Lipinski is not alone in dreaming up uses for the idle hands of Congress. In recent months, both the House and the Senate have taken a pause from addressing the $1.8 trillion budget deficit and preventing Iran from getting nuclear weapons to ponder the atrocity known as the Bowl Championship Series, which uses polls and bowl games to determine the No. 1 college football team in the country.

Rep. Joe Barton (R-Texas), a Texas A&M University graduate, thinks the BCS is "deeply flawed." But anyone who roots for the A&M football team (as I do) knows it makes the BCS look as perfect as a Mozart concerto. Why doesn't Barton hold hearings on why the Aggie defense couldn't stop a bathtub drain last year?

Sen. Orrin Hatch (R-Utah), finds it incredible that the University of Utah wasn't invited to play for the national title last season despite going undefeated. But you know what? Even though Japan won the World Baseball Classic this year, it won't get to play in the World Series.

If Utah wants to go through a playoff, it is welcome to try to persuade other universities to join with it in repudiating the scandalous status quo. But if the other schools are content with the BCS, why should the desires of the Mountain West Conference trump those of the other conferences? Answer: because some members of Congress think the only preference that should count is theirs.

Then there is the Obama administration's plan to man our borders against the import of pocketknives that can be opened with only one hand. This builds on one of Washington's more ridiculous gestures, the 1958 federal law against switchblades—which drew attention not because they were more dangerous than other knives but because they were immortalized in movies about teenage hoodlums. This knife, declared a Senate committee, is "almost exclusively the weapon of the thug and the delinquent."

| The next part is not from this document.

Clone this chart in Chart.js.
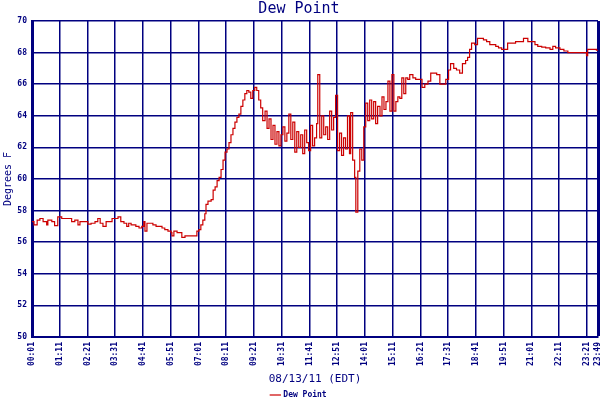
<!DOCTYPE html>
<html>
<head>
<meta charset="utf-8">
<script src="https://cdn.jsdelivr.net/npm/chart.js@4.4.1/dist/chart.umd.min.js"></script>
<style>
  html, body { margin: 0; padding: 0; background: #fff; }
  #wrap { width: 600px; height: 400px; }
</style>
</head>
<body>
<div id="wrap"><canvas id="dewChart"></canvas></div>
<script>
// minutes since midnight, 08/13/11
const sampleMinutes = [
  1, 6, 14, 21, 29, 38, 41, 51, 58, 66, 76, 91, 101, 109, 117, 122, 134, 142, 150, 160,
  167, 173, 180, 188, 195, 203, 211, 218, 225, 233, 240, 245, 251,
  256, 263, 271, 278, 283, 286, 291, 299, 306, 314, 321, 329, 336, 344, 352, 354, 359,
  367, 374, 379, 387, 395, 402, 410, 417, 422, 427, 432, 437, 440, 445, 453, 458, 463,
  468, 473, 478, 483, 488, 493, 498, 503, 508, 513, 518, 523, 528, 533, 538, 543, 548,
  553, 558, 563, 568, 573, 578, 583, 589, 594, 599, 604, 609, 614, 619, 624, 629, 634,
  639, 644, 649, 654, 659, 664, 669, 674, 679, 684, 689, 694, 699, 704, 709, 714, 719,
  722, 727, 732, 737, 742, 747, 752, 757, 762, 767, 772, 777, 782, 787, 792, 797, 802,
  805, 810, 815, 818, 823, 828, 833, 838, 843, 848, 853, 858, 863, 868, 873, 879, 884,
  889, 894, 899, 904, 909, 914, 919, 924, 929, 934, 939, 944, 949, 954, 962, 969, 977,
  985, 992, 1000, 1007, 1015, 1022, 1030, 1037, 1045, 1052, 1057, 1065, 1072, 1080, 1087,
  1095, 1100, 1105, 1110, 1118, 1125, 1133, 1140, 1148, 1156, 1163, 1171, 1178, 1186,
  1193, 1201, 1211, 1221, 1231, 1241, 1252, 1262, 1270, 1277, 1287, 1297, 1308, 1315,
  1322, 1333, 1343, 1353, 1368, 1383, 1398, 1400, 1403, 1418, 1425, 1429
];
const dewPoint = [
  57.3, 57.1, 57.4, 57.5, 57.3, 57.1, 57.4, 57.3, 57.05, 57.6, 57.5, 57.5, 57.3, 57.4, 57.1, 57.3, 57.3, 57.15, 57.2, 57.3,
  57.5, 57.2, 57.0, 57.3, 57.3, 57.5, 57.5, 57.6, 57.3, 57.2, 57.0, 57.2, 57.1,
  57.1, 57.0, 56.9, 57.0, 57.3, 56.7, 57.2, 57.2, 57.1, 57.0, 57.0, 56.9, 56.8, 56.7, 56.6, 56.4, 56.7,
  56.6, 56.6, 56.3, 56.4, 56.4, 56.4, 56.4, 56.7, 56.8, 57.1, 57.4, 57.8, 58.4, 58.6, 58.7, 59.3, 59.5,
  59.9, 60.1, 60.6, 61.2, 61.7, 61.9, 62.3, 62.8, 63.2, 63.6, 63.9, 64.1, 64.6, 65.0, 65.4, 65.6, 65.5,
  65.1, 65.6, 65.8, 65.6, 65.0, 64.5, 63.7, 64.3, 63.2, 63.8, 62.5, 63.4, 62.2, 63.0, 62.1, 62.8, 63.3,
  62.4, 62.9, 64.1, 62.5, 63.6, 61.7, 63.0, 62.0, 62.8, 61.6, 63.1, 62.3, 61.8, 63.4, 62.1, 62.6, 63.5,
  66.6, 62.6, 64.0, 62.8, 63.3, 62.5, 64.3, 63.1, 63.9, 65.3, 61.8, 62.9, 61.5, 62.6, 61.9, 64.0, 61.6,
  64.2, 61.2, 60.1, 57.9, 60.5, 61.9, 61.2, 63.3, 64.8, 63.7, 65.0, 63.8, 64.9, 63.5, 64.6, 64.0, 65.2,
  64.4, 64.9, 66.2, 64.3, 66.6, 64.3, 64.9, 65.2, 65.1, 66.4, 65.4, 66.4, 66.3, 66.6, 66.4, 66.3, 66.3,
  65.8, 66.0, 66.2, 66.7, 66.7, 66.6, 66.0, 66.0, 66.3, 66.9, 67.3, 67.0, 66.9, 66.7, 67.3,
  67.5, 67.7, 68.2, 68.6, 68.5, 68.9, 68.9, 68.8, 68.7, 68.5, 68.5, 68.4, 68.3, 68.2,
  68.2, 68.6, 68.6, 68.7, 68.7, 68.9, 68.7, 68.7, 68.5, 68.4, 68.35, 68.3, 68.2, 68.4,
  68.3, 68.2, 68.1, 68.0, 68.0, 68.0, 68.0, 67.8, 68.2, 68.2, 68.15, 68.15
];
const tickLabels = [
  '00:01', '01:11', '02:21', '03:31', '04:41', '05:51', '07:01', '08:11', '09:21', '10:31', '11:41',
  '12:51', '14:01', '15:11', '16:21', '17:31', '18:41', '19:51', '21:01', '22:11', '23:21', '23:49'
];

const navy = '#000080';
const tickMinutes = tickLabels.map(function (t) {
  const p = t.split(':');
  return parseInt(p[0], 10) * 60 + parseInt(p[1], 10);
});
const points = sampleMinutes.map(function (m, i) { return { x: m, y: dewPoint[i] }; });

// push the legend down to the very bottom edge
const legendDown = {
  id: 'legendDown',
  afterLayout: function (chart) {
    if (chart.legend) {
      chart.legend.top += 9;
      chart.legend.bottom += 9;
    }
  }
};

const ctx = document.getElementById('dewChart').getContext('2d');
const dewChart = new Chart(ctx, {
  type: 'line',
  data: {
    datasets: [{
      label: 'Dew Point',
      data: points,
      borderColor: '#cc0000',
      backgroundColor: '#cc0000',
      borderWidth: 1.2,
      pointRadius: 0,
      stepped: true,
      fill: false
    }]
  },
  plugins: [legendDown],
  options: {
    responsive: true,
    maintainAspectRatio: false,
    animation: false,
    layout: { padding: { left: 0, right: 2, top: 0, bottom: 0 } },
    plugins: {
      title: {
        display: true,
        text: 'Dew Point',
        color: navy,
        font: { family: 'DejaVu Sans Mono', size: 15, weight: 'normal' },
        padding: { top: 0, bottom: 3 }
      },
      legend: {
        position: 'bottom',
        labels: {
          color: navy,
          font: { family: 'DejaVu Sans Mono', size: 8, weight: 'bold' },
          usePointStyle: true,
          pointStyle: 'line',
          boxWidth: 14,
          padding: 3
        }
      },
      tooltip: { enabled: false }
    },
    scales: {
      x: {
        type: 'linear',
        min: 1,
        max: 1429,
        afterBuildTicks: function (scale) {
          scale.ticks = tickMinutes.map(function (v) { return { value: v }; });
        },
        afterFit: function (scale) {
          scale.paddingLeft = 0;
          scale.paddingRight = 0;
          const lh = scale.chart.legend ? scale.chart.legend.height : 13;
          scale.height = 400 - 337 - lh;
        },
        ticks: {
          autoSkip: false,
          maxRotation: 90,
          minRotation: 90,
          padding: 5,
          color: navy,
          font: { family: 'DejaVu Sans Mono', size: 8, weight: 'bold' },
          callback: function (value, index) { return tickLabels[index]; }
        },
        grid: {
          color: navy,
          lineWidth: function (c) { return c.index === tickLabels.length - 1 ? 3 : 1.5; },
          drawTicks: false
        },
        border: { display: true, color: navy, width: 2 },
        title: {
          display: true,
          text: '08/13/11 (EDT)',
          color: navy,
          font: { family: 'DejaVu Sans Mono', size: 11 },
          padding: { top: 0, bottom: -7 }
        }
      },
      y: {
        min: 50,
        max: 70,
        afterFit: function (scale) {
          scale.width = 32;
          scale.paddingTop = 0;
          scale.paddingBottom = 0;
        },
        ticks: {
          stepSize: 2,
          padding: 5,
          color: navy,
          font: { family: 'DejaVu Sans Mono', size: 8, weight: 'bold' }
        },
        grid: {
          color: navy,
          lineWidth: 1.5,
          drawTicks: false
        },
        border: { display: true, color: navy, width: 3 },
        title: {
          display: true,
          text: 'Degrees F',
          color: navy,
          font: { family: 'DejaVu Sans Mono', size: 10 },
          padding: { top: 2, bottom: 0 }
        }
      }
    }
  }
});
</script>
</body>
</html>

It was a silly idea at the time, and it doesn't make any more sense in an age where gangs have a penchant for settling disputes with a hail of bullets. But that doesn't stop administration officials from targeting even more knives to address "health and public safety concerns raised by such importations."

Are they serious? Do they really think that if you deprive a violent criminal of one sort of pocketknife, it will never occur to him to use a different and equally lethal pointed implement?

Maybe there are criminals out there who are really that stupid. If so, they missed their calling in government, where the mental deficiency would never be noticed.